Source data:
━━━━━━━━

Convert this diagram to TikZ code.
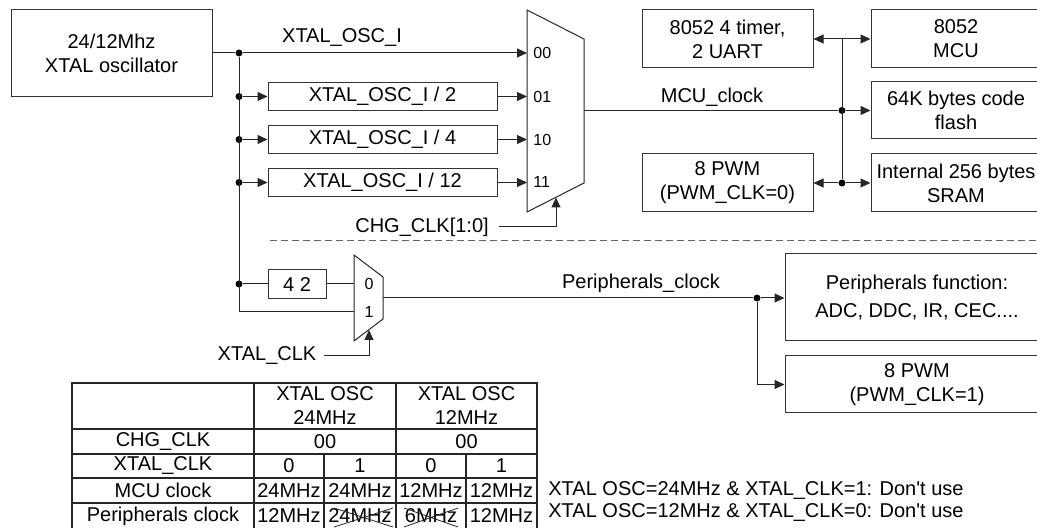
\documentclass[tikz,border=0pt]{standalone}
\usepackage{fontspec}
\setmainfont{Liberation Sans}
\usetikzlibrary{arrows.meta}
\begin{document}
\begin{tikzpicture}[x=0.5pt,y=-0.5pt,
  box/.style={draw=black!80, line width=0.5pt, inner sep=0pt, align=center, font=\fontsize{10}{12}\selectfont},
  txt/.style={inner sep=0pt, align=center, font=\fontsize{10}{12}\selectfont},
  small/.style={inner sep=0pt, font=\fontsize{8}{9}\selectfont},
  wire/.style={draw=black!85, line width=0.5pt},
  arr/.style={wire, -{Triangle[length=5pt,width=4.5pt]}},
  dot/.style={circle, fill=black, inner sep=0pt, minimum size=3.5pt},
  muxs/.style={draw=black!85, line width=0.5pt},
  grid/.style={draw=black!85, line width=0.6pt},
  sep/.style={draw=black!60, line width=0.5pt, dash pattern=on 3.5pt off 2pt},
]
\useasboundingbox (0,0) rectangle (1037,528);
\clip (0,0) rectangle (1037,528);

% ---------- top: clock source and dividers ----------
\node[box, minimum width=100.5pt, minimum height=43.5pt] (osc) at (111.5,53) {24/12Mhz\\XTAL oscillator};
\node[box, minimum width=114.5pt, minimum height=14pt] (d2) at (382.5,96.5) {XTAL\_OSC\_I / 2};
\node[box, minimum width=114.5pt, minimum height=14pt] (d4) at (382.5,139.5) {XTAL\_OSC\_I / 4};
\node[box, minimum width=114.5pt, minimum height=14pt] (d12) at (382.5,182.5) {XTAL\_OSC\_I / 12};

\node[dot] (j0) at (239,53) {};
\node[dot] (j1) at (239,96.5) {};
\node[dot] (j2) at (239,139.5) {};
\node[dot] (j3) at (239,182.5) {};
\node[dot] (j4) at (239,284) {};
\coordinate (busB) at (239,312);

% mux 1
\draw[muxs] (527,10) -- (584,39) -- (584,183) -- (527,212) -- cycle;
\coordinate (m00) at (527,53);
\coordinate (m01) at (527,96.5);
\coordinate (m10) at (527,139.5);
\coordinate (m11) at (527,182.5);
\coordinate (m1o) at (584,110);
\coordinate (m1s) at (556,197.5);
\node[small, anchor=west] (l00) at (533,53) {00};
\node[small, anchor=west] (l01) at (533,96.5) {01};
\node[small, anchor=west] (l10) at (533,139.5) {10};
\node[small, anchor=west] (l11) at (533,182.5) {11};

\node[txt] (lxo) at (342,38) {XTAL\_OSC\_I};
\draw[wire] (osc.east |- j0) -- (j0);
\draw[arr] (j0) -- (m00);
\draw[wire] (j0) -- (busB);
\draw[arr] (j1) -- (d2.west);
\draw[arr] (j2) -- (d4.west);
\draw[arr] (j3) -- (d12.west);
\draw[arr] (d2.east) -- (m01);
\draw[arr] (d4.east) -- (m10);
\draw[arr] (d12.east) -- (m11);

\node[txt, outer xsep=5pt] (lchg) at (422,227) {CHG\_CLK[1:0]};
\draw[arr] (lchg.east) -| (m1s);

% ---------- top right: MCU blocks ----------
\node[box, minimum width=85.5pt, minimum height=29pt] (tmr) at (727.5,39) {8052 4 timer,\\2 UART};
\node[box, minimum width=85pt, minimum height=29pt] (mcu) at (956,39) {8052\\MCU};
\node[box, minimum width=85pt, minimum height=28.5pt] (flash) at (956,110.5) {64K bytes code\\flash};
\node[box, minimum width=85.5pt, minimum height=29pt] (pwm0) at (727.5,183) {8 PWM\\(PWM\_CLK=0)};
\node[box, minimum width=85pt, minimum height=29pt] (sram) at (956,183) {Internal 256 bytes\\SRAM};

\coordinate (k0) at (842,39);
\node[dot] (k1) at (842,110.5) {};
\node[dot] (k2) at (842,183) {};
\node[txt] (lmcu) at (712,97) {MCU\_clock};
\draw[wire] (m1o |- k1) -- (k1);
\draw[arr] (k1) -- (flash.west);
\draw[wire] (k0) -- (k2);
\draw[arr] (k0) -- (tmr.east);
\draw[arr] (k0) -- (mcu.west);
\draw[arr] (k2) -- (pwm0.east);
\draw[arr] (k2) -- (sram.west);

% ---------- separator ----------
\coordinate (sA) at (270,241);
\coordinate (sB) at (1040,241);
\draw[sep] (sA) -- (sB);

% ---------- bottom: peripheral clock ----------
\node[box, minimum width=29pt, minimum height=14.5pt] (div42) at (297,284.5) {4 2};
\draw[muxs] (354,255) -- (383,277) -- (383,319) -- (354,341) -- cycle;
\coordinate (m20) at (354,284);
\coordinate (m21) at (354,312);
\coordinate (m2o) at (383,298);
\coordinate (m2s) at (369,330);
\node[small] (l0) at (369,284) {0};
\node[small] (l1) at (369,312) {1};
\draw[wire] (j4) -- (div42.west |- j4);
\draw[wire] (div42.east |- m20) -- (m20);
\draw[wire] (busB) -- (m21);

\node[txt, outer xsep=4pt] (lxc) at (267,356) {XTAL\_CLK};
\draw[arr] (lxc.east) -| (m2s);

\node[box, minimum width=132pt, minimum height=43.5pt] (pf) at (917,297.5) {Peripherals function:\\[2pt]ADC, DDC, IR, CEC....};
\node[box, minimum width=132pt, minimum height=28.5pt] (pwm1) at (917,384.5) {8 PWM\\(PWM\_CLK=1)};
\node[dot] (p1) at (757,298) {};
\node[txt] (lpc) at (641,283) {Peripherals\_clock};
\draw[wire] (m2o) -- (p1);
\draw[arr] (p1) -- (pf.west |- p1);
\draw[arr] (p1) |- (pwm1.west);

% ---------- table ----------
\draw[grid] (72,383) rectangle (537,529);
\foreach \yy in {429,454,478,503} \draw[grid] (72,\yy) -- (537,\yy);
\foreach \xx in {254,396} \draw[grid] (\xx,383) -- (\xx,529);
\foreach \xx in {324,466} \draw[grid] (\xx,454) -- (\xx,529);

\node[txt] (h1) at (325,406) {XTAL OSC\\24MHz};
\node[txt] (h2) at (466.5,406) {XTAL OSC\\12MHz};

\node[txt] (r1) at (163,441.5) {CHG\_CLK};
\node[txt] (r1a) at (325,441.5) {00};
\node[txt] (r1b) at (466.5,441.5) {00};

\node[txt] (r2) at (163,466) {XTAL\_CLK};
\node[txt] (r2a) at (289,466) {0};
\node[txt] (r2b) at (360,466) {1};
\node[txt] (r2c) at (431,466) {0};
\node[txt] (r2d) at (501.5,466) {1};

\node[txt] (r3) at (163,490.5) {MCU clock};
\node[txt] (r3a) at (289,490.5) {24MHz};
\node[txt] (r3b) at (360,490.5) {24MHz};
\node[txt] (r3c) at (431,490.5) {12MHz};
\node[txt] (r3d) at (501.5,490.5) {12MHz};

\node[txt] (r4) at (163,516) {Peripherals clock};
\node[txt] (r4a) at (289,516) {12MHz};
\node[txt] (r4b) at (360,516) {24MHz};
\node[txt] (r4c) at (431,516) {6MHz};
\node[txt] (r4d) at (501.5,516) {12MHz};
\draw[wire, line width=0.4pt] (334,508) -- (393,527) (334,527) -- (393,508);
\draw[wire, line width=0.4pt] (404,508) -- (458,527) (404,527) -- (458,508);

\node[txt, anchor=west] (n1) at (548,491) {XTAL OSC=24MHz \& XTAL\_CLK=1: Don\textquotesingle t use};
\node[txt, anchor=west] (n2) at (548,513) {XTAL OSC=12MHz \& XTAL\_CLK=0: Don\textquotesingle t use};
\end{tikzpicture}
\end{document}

━━━━━━━━

Given exercise:
Track down every line with the word "code" and copy it.

Solved problem:
Convert this diagram to TikZ code.
\node[box, minimum width=85pt, minimum height=28.5pt] (flash) at (956,110.5) {64K bytes code\\flash};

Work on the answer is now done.